Одной из первых на этот призыв отозвалась молодая белорусская поэтесса Алоиза Пашкевич, известная в литературе под псевдонимом «Тетка». Выпуская в 1906 году сборник своих стихотворений, она назвала его «Скрипка белорусская», уже тем самым указав на его связь с творчеством автора «Смычка белорусского». «Долго я гадал и думал[17], как себя называть, — рассказывала читателям в предисловии к сборнику Тетка, — то ли поляком, то ли литовцем, потому что слово „здешний“ мне как-то не по вкусу. И так много лет я склонялся то на ту, то на другую сторону, пока не попала мне в руки „Дудка“ Матея Бурачка; она-то мне сказала, что кто разговаривает по-здешнему, по-мужицки, значит он разговаривает по-белорусски, а кто разговаривает по-белорусски, тот белорус. Прочитав ту „Дудку“, я сказал: „Спасибо тебе, М. Бурачок, честь и слава твоему слову. А ты, дудка, играй и мне голос дай“. С того времени начал и я мастерить инструмент. Вышла из-под рук скрипка».
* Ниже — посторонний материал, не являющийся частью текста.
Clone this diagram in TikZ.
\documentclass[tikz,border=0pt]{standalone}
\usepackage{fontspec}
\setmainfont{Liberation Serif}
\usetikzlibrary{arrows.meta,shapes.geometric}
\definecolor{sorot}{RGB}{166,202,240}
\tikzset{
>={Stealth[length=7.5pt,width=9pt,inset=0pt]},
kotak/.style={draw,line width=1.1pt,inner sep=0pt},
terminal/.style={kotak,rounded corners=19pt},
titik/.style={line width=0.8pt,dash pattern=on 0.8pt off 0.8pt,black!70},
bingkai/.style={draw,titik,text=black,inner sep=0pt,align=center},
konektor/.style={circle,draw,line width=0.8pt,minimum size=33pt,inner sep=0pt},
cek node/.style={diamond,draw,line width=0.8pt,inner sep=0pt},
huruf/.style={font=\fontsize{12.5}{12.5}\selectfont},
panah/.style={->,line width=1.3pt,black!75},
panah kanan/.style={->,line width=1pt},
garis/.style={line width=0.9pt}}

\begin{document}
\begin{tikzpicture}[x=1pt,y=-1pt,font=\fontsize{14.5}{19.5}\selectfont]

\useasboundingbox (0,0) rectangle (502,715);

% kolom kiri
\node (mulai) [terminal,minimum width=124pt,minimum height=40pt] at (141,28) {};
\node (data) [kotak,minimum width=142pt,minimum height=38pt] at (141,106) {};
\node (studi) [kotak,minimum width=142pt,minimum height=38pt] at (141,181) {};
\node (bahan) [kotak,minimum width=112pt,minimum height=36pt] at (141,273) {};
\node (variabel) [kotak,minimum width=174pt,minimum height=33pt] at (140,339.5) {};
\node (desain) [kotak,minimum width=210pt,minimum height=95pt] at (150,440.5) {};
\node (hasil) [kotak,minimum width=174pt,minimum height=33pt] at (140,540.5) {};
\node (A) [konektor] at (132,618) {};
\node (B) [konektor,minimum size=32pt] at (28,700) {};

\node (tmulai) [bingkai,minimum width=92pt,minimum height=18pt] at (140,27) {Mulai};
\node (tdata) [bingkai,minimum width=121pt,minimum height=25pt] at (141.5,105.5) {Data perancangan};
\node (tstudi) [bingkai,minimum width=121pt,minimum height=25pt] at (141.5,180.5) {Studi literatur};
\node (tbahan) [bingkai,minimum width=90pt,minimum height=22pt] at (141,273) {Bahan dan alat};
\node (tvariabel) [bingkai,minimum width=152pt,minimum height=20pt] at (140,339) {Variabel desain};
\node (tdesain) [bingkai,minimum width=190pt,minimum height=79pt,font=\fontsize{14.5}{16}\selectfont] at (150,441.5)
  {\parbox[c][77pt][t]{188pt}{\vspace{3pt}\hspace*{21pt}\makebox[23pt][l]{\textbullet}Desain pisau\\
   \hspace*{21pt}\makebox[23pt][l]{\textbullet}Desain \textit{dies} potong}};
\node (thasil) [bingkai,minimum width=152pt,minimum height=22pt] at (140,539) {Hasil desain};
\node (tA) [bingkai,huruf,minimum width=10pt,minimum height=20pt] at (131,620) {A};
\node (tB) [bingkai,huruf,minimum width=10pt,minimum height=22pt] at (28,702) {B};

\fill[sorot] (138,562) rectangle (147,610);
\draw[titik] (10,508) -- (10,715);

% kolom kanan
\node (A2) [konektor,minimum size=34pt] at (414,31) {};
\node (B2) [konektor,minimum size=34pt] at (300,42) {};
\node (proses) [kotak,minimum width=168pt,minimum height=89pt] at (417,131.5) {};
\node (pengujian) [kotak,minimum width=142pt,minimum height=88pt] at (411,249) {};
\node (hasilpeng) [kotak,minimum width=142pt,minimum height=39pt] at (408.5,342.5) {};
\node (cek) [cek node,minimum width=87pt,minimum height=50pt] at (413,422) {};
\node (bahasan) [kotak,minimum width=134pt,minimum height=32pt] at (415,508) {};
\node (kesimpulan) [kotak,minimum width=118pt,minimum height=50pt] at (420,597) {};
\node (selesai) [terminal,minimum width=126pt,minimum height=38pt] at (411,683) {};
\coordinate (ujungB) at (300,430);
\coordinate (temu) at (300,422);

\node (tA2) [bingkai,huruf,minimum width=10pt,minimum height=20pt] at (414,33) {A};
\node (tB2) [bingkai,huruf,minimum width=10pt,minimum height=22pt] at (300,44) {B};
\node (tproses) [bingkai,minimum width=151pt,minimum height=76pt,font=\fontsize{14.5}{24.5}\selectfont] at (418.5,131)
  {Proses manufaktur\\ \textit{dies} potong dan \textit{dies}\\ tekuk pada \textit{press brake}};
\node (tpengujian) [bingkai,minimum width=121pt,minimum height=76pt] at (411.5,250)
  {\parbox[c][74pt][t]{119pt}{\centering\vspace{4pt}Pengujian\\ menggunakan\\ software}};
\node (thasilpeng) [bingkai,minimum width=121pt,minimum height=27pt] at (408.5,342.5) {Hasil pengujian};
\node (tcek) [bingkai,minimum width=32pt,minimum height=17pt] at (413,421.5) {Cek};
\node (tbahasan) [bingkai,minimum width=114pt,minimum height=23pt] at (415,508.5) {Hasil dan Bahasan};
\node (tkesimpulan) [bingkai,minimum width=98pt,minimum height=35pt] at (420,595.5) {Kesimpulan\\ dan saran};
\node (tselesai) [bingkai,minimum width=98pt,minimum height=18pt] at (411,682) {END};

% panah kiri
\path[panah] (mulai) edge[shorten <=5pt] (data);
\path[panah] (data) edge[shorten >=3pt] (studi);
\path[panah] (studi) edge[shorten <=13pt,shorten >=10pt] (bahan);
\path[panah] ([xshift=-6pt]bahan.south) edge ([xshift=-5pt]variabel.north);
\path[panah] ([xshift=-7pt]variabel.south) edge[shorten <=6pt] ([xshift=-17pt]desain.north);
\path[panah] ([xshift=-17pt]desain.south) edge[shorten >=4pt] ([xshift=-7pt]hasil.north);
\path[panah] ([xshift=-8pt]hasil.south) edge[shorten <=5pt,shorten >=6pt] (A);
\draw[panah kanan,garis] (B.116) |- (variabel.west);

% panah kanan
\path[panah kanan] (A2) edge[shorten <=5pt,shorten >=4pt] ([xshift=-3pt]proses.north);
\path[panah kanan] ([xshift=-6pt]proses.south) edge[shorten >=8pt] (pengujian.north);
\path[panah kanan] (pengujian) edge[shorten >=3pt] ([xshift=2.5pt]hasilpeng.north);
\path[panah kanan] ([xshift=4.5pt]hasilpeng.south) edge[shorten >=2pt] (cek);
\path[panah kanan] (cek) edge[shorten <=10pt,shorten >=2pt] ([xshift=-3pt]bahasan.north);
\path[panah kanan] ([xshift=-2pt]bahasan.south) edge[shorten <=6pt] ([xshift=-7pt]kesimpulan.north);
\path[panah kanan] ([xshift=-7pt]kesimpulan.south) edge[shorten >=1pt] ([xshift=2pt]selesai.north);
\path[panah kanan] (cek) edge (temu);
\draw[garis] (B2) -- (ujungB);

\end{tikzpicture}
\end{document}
Вслед за Богушевичем Тетка поднимает жизненно важный в ту пору для белорусов вопрос о праве народа говорить и творить на родном языке. Она выступает на страницах белорусской периодической печати, страстно доказывая необходимость ввести в начальных школах преподавание на белорусском языке: «Долго мы, белорусы, чурались своего языка и, как говорится, прятались с ним за печь перед чужими людьми. Вот и сложилась какая-то глупая поговорка, что наш язык хамский… что на нем нельзя ни говорить с ученым человеком, ни писать книг, как на других, „деликатных“ языках. Но это только выдумка»[18].
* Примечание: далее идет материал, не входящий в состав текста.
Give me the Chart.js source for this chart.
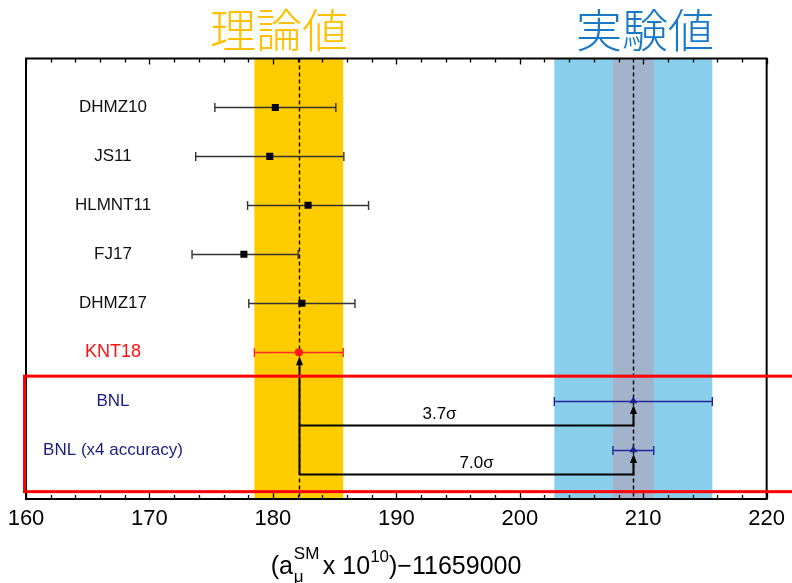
<!DOCTYPE html>
<html>
<head>
<meta charset="utf-8">
<script src="https://cdn.jsdelivr.net/npm/chart.js@4/dist/chart.umd.min.js"></script>
<style>
  html, body { margin: 0; padding: 0; background: #fff; }
  #wrap { position: relative; width: 792px; height: 583px; overflow: hidden; }
  #c { position: absolute; left: 0; top: 0; }
  #xtitle {
    position: absolute; left: 0; width: 792px; top: 546px;
    text-align: center; font-family: 'Liberation Sans', Arial, sans-serif;
    font-size: 25px; line-height: 28px; color: #000; white-space: nowrap;
  }
  #xtitle .st { display: inline-block; position: relative; width: 30px; height: 1em; }
  #xtitle .st .sp { position: absolute; left: 1px; top: -9px; font-size: 17px; }
  #xtitle .st .sb { position: absolute; left: 1px; top: 14px; font-size: 17px; }
  #xtitle sup { font-size: 17px; position: relative; top: -3px; }
</style>
</head>
<body>
<div id="wrap">
  <canvas id="c" width="792" height="583"></canvas>
  <div id="xtitle">(a<span class="st"><span class="sp">SM</span><span class="sb">μ</span></span>x 10<sup>10</sup>)−11659000</div>
</div>
<script>
// Determinations of the muon anomaly (a_mu x 1e10 − 11659000)
const labels   = ['DHMZ10', 'JS11', 'HLMNT11', 'FJ17', 'DHMZ17', 'KNT18', 'BNL', 'BNL (x4 accuracy)'];
const centers  = [180.2, 179.75, 182.85, 177.65, 182.35, 182.1, 209.2, 209.2];
const errLow   = [4.9, 6.0, 4.9, 4.2, 4.3, 3.6, 6.4, 1.65];
const errHigh  = [4.9, 6.0, 4.9, 4.4, 4.3, 3.6, 6.4, 1.65];
const groups   = ['theory', 'theory', 'theory', 'theory', 'theory', 'ref', 'exp', 'exp'];
const sigmaLabels = ['3.7σ', '7.0σ'];
const xTicks   = [160, 170, 180, 190, 200, 210, 220];
const headings = ['理論値', '実験値'];

const THEORY = 5, EXP = 6, EXP4 = 7;          // indices into the arrays above
const rowOf = i => i + 1;                       // rows 1..8 on a 0..9 axis

const colors = { theory: '#000000', ref: '#ff1a1a', exp: '#1f1f8f' };
const barColors = { theory: '#333333', ref: '#ff2a2a', exp: '#25259a' };
const labelColors = { theory: '#111111', ref: '#ff1010', exp: '#1b1b86' };

function pts(g) {
  return centers.map((c, i) => groups[i] === g ? { x: c, y: rowOf(i) } : null).filter(Boolean);
}

const deco = {
  id: 'deco',
  beforeDatasetsDraw(chart) {
    const { ctx, chartArea: a, scales: { x, y } } = chart;
    ctx.save();
    // shaded bands: theory (yellow), experiment (blue), improved experiment (grey-blue)
    const band = (i, color) => {
      const l = x.getPixelForValue(centers[i] - errLow[i]);
      const r = x.getPixelForValue(centers[i] + errHigh[i]);
      ctx.fillStyle = color;
      ctx.fillRect(l, a.top, r - l, a.bottom - a.top);
    };
    band(THEORY, '#ffcc00');
    band(EXP, '#89cfeb');
    band(EXP4, '#a1b4cb');

    // dashed central lines
    ctx.strokeStyle = '#000';
    ctx.lineWidth = 1.4;
    ctx.setLineDash([4, 3]);
    [THEORY, EXP].forEach(i => {
      const px = Math.round(x.getPixelForValue(centers[i])) + 0.5;
      ctx.beginPath(); ctx.moveTo(px, a.top); ctx.lineTo(px, a.bottom); ctx.stroke();
    });
    ctx.setLineDash([]);

    // tension arrows
    const xt = Math.round(x.getPixelForValue(centers[THEORY])) + 0.5;
    const xe = Math.round(x.getPixelForValue(centers[EXP])) + 0.5;
    const yA = y.getPixelForValue(7.5), yB = y.getPixelForValue(8.5);
    ctx.strokeStyle = '#000';
    ctx.lineWidth = 2;
    ctx.beginPath();
    ctx.moveTo(xt, yB); ctx.lineTo(xt, y.getPixelForValue(rowOf(THEORY)) + 10);
    ctx.moveTo(xt, yA); ctx.lineTo(xe, yA); ctx.lineTo(xe, y.getPixelForValue(rowOf(EXP)) + 10);
    ctx.moveTo(xt, yB); ctx.lineTo(xe, yB); ctx.lineTo(xe, y.getPixelForValue(rowOf(EXP4)) + 10);
    ctx.stroke();
    const head = (px, py) => {
      ctx.beginPath();
      ctx.moveTo(px, py + 4); ctx.lineTo(px - 3.5, py + 13); ctx.lineTo(px + 3.5, py + 13);
      ctx.closePath(); ctx.fillStyle = '#000'; ctx.fill();
    };
    head(xt, y.getPixelForValue(rowOf(THEORY)));
    head(xe, y.getPixelForValue(rowOf(EXP)));
    head(xe, y.getPixelForValue(rowOf(EXP4)));

    // sigma labels
    ctx.font = '17px "Liberation Sans", Arial, sans-serif';
    ctx.fillStyle = '#000';
    ctx.textAlign = 'center';
    ctx.textBaseline = 'middle';
    ctx.fillText(sigmaLabels[0], x.getPixelForValue(193.5), y.getPixelForValue(7.27));
    ctx.fillText(sigmaLabels[1], x.getPixelForValue(196.5), y.getPixelForValue(8.27));

    // horizontal error bars with end caps
    centers.forEach((c, i) => {
      const py = Math.round(y.getPixelForValue(rowOf(i))) + 0.5;
      const l = x.getPixelForValue(c - errLow[i]);
      const r = x.getPixelForValue(c + errHigh[i]);
      ctx.strokeStyle = barColors[groups[i]];
      ctx.lineWidth = 1.4;
      ctx.beginPath();
      ctx.moveTo(l, py); ctx.lineTo(r, py);
      ctx.moveTo(l, py - 4.5); ctx.lineTo(l, py + 4.5);
      ctx.moveTo(r, py - 4.5); ctx.lineTo(r, py + 4.5);
      ctx.stroke();
    });
    ctx.restore();
  },
  afterDraw(chart) {
    const { ctx, chartArea: a, scales: { x, y } } = chart;
    ctx.save();
    // frame
    ctx.strokeStyle = '#000';
    ctx.lineWidth = 2;
    ctx.strokeRect(a.left, a.top, a.right - a.left, a.bottom - a.top);
    // inward tick marks on top and bottom
    ctx.lineWidth = 1.3;
    ctx.beginPath();
    for (let v = xTicks[0]; v <= xTicks[xTicks.length - 1]; v += 2) {
      const px = Math.round(x.getPixelForValue(v)) + 0.5;
      const len = (v % 10 === 0) ? 6 : 4;
      ctx.moveTo(px, a.bottom); ctx.lineTo(px, a.bottom - len);
      ctx.moveTo(px, a.top); ctx.lineTo(px, a.top + len);
    }
    ctx.stroke();

    // row labels
    ctx.textAlign = 'center';
    ctx.textBaseline = 'middle';
    labels.forEach((t, i) => {
      ctx.font = (groups[i] === 'ref' ? '18px' : '17px') + ' "Liberation Sans", Arial, sans-serif';
      ctx.fillStyle = labelColors[groups[i]];
      ctx.fillText(t, a.left + 87, y.getPixelForValue(rowOf(i)));
    });

    // highlight box around the experimental rows
    ctx.strokeStyle = '#ff0000';
    ctx.lineWidth = 3;
    const top = y.getPixelForValue(6.49), bot = y.getPixelForValue(8.85);
    ctx.strokeRect(a.left - 1.5, top, chart.width + 20, bot - top);

    // group headings
    ctx.font = '300 46px "Noto Sans CJK JP", sans-serif';
    ctx.textBaseline = 'middle';
    ctx.fillStyle = '#ffc000';
    ctx.fillText(headings[0], 279, 30);
    ctx.fillStyle = '#1778c6';
    ctx.fillText(headings[1], 645, 30);
    ctx.restore();
  }
};

new Chart(document.getElementById('c'), {
  type: 'scatter',
  data: {
    datasets: [
      { data: pts('theory'), pointStyle: 'rect', pointRadius: 5, backgroundColor: colors.theory, borderColor: colors.theory, borderWidth: 0 },
      { data: pts('ref'), pointStyle: 'circle', pointRadius: 4, backgroundColor: colors.ref, borderColor: colors.ref, borderWidth: 0 },
      { data: pts('exp'), pointStyle: 'triangle', pointRadius: 4.5, backgroundColor: colors.exp, borderColor: colors.exp, borderWidth: 0 }
    ]
  },
  options: {
    responsive: false,
    animation: false,
    events: [],
    layout: { padding: { left: 26, right: 23.7, top: 58.5, bottom: 0 } },
    plugins: { legend: { display: false }, tooltip: { enabled: false } },
    scales: {
      x: {
        type: 'linear', min: xTicks[0], max: xTicks[xTicks.length - 1],
        afterBuildTicks: s => { s.ticks = xTicks.map(v => ({ value: v })); },
        afterFit: s => { s.height = 84; },
        grid: { display: false, drawTicks: false },
        border: { display: false },
        ticks: { color: '#000', padding: 7, font: { family: '"Liberation Sans", Arial, sans-serif', size: 22 } }
      },
      y: { type: 'linear', min: 0, max: 9, reverse: true, display: false }
    }
  },
  plugins: [deco]
});
</script>
</body>
</html>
Тетка, как и Богушевич, тесно связывает в своих выступлениях вопрос о «праве гражданства» белорусского языка с проблемой развития национальной литературы. Это были, по существу, две стороны одного вопроса. Но решать его можно было по-разному — буржуазно-националистическая и революционно-демократическая концепции уже отчетливо определились к этому времени в белорусской литературе. В предисловии к «Скрипке белорусской» поэтесса заявляет о верности направлению, избранному Богушевичем. Подобно ему, она стремится сделать предметом поэтического изображения родную деревню и ее трудовой народ. Это стремление отразилось и в выборе псевдонимов. «Тетка», «Матей Крапивка», «Гаврила из-под Полоцка» и другие имена, которыми подписывалась поэтесса, подчеркнуто просты, заурядны, выражают стремление автора слиться со своим героем, белорусским крестьянином. С ним и от его имени говорит Алоиза Пашкевич на протяжении всей своей творческой биографии.
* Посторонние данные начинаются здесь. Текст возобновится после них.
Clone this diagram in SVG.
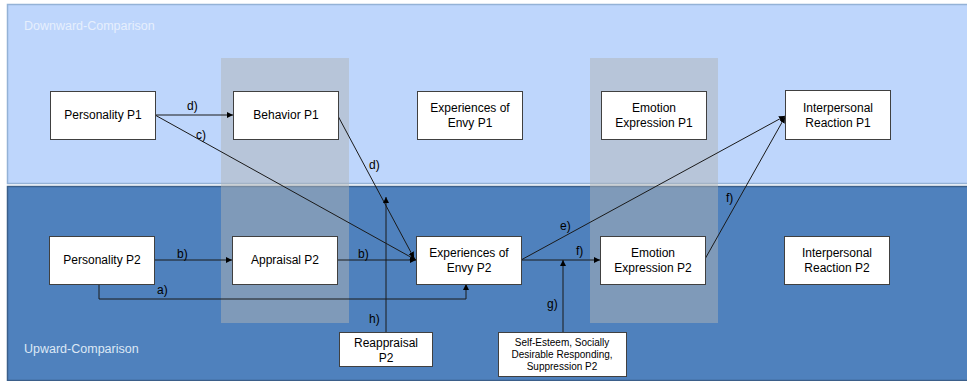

Предисловие к «Скрипке белорусской», написанное в 1906 году, было не первой литературной декларацией поэтессы. Впервые ее представления о задачах поэзии были высказаны в раннем стихотворении «Лето». В нем пейзажные и бытовые зарисовки — летний полдень, опустевшая деревня, поле, в котором кипит работа, — сменяются взволнованным монологом автора:

Мне бы взяться за работу

До мозоли кровяной,

Не боялась бы я пота, —

Лишь бы стать селу родной!

Мне бы серп вы дали, бабы,

Дали б острую косу, —

С нивы колос я смела бы,

С трав — прозрачную росу.

Дайте мне платок, родные,

Белый фартук, хоть на час, —

Краски я найду живые,

Нарисую мигом вас!

Начинающая поэтесса уже выбрала свой путь в литературе, нашла своих героев среди «родных» ей людей деревни. Изобразить человека труда и его жизнь нельзя с позиций стороннего наблюдателя, утверждает Тетка. Однако, когда она пыталась нарисовать портрет деревенской девушки, ей стало ясно, что работать самой «до мозоли кровяной» — это еще не все: нужно найти соответствующие изобразительные средства. А это, оказывается, не просто. «Красок мало», — жалуется поэтесса и приходит к выводу, что необходимо «пойти по свету» в поисках нужных «красок» и «кисти».